Real analysis has long served as a pons asinorum in students’ mathematical progression, dissuading would-be math majors and prospective graduate students from continuing their studies.
This is, in part, an unavoidable consequence of what professors call a “lack of mathematical maturity”: to truly grasp the nature of, say, a compact set, you must sit with subtle definitions and theorems for a long time. Not everyone possesses the requisite focus and discipline for such work.
But this is also —in the most charitable interpretation— a very much avoidable holdover from an earlier time, when typesetting challenges made figures cumbersome to produce and publishers set strict page limits. Leaf through Cauchy’s Cours d’analyse (1821) and you will not find a single graph, table, or illustration. The same holds for Rudin’s Principles of Mathematical Analysis —written 150 years later— and many other advanced calculus and real analysis textbooks used around the globe.
Although texts like Stephen Abbott's Understanding Analysis show that these conventions were in already beginning to change for the better, Cummings's Long-Form Mathematics Series marks a sea change.
Let’s take a moment to reason heuristically and do some scratch work before launching into the formal proof, you can almost hear Professor Cummings say.
Take a break and watch this video on infinite series—you'll thank me later.
Having trouble understanding pointwise convergence? Plot this function in Desmos and adjust the slider bar.
Here’s a clever pun and a historical aside to break up this particularly dry section.
These stylistic choices do pedagogical wonders for the text.

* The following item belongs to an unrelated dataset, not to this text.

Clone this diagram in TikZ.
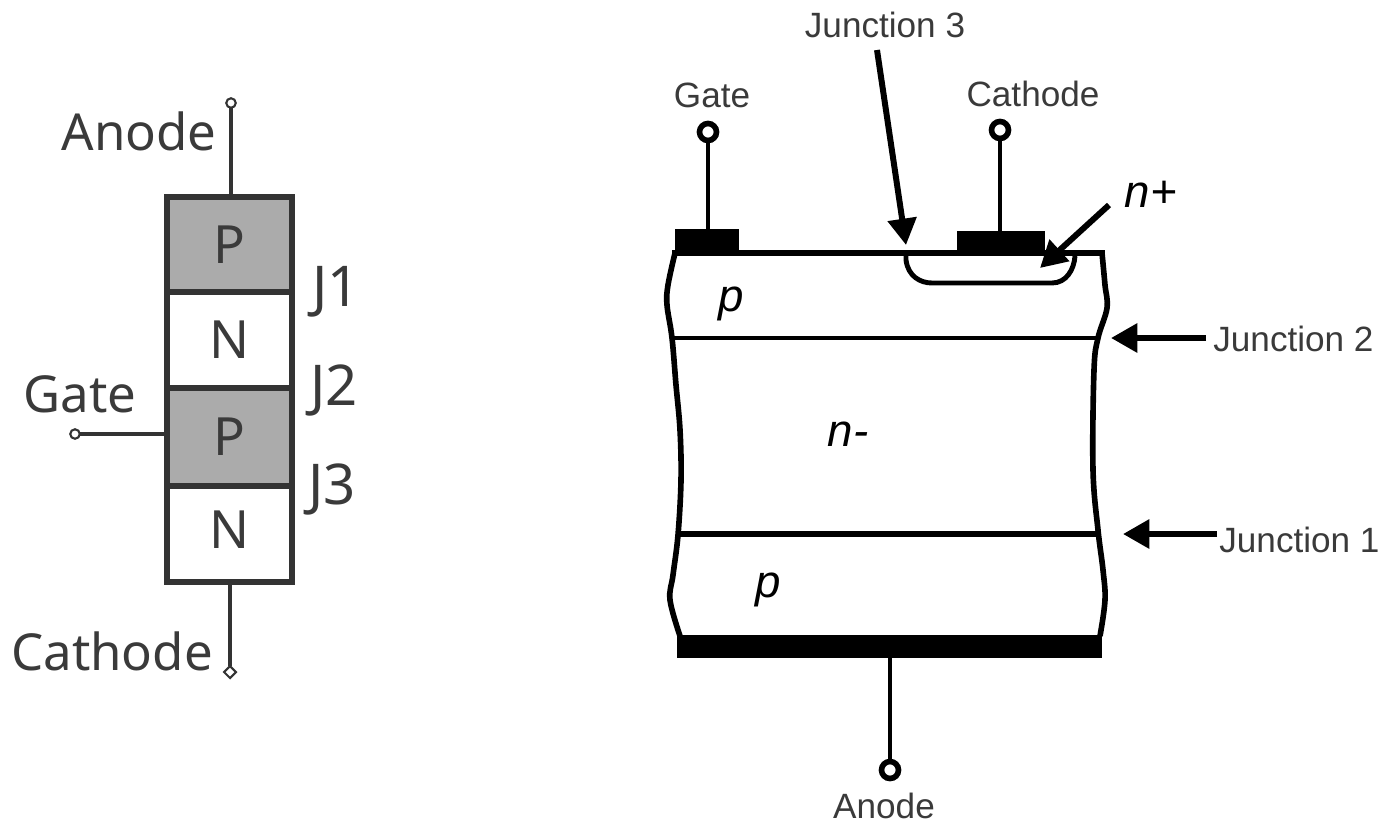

There are drawbacks to Cummings's approach. Piecing your way through Kant's Critique of Pure Reason builds intellectual stamina in ways a less opaque text never could; so too, future math PhDs are likely better served by a book written in the traditional sparse, laconic style. But for the unwashed masses trying to navigate a course that has dashed the hopes of prospective physicists, economists, and statisticians for generations, Real Analysis: A Long-Form Mathematics Textbook is a godsend.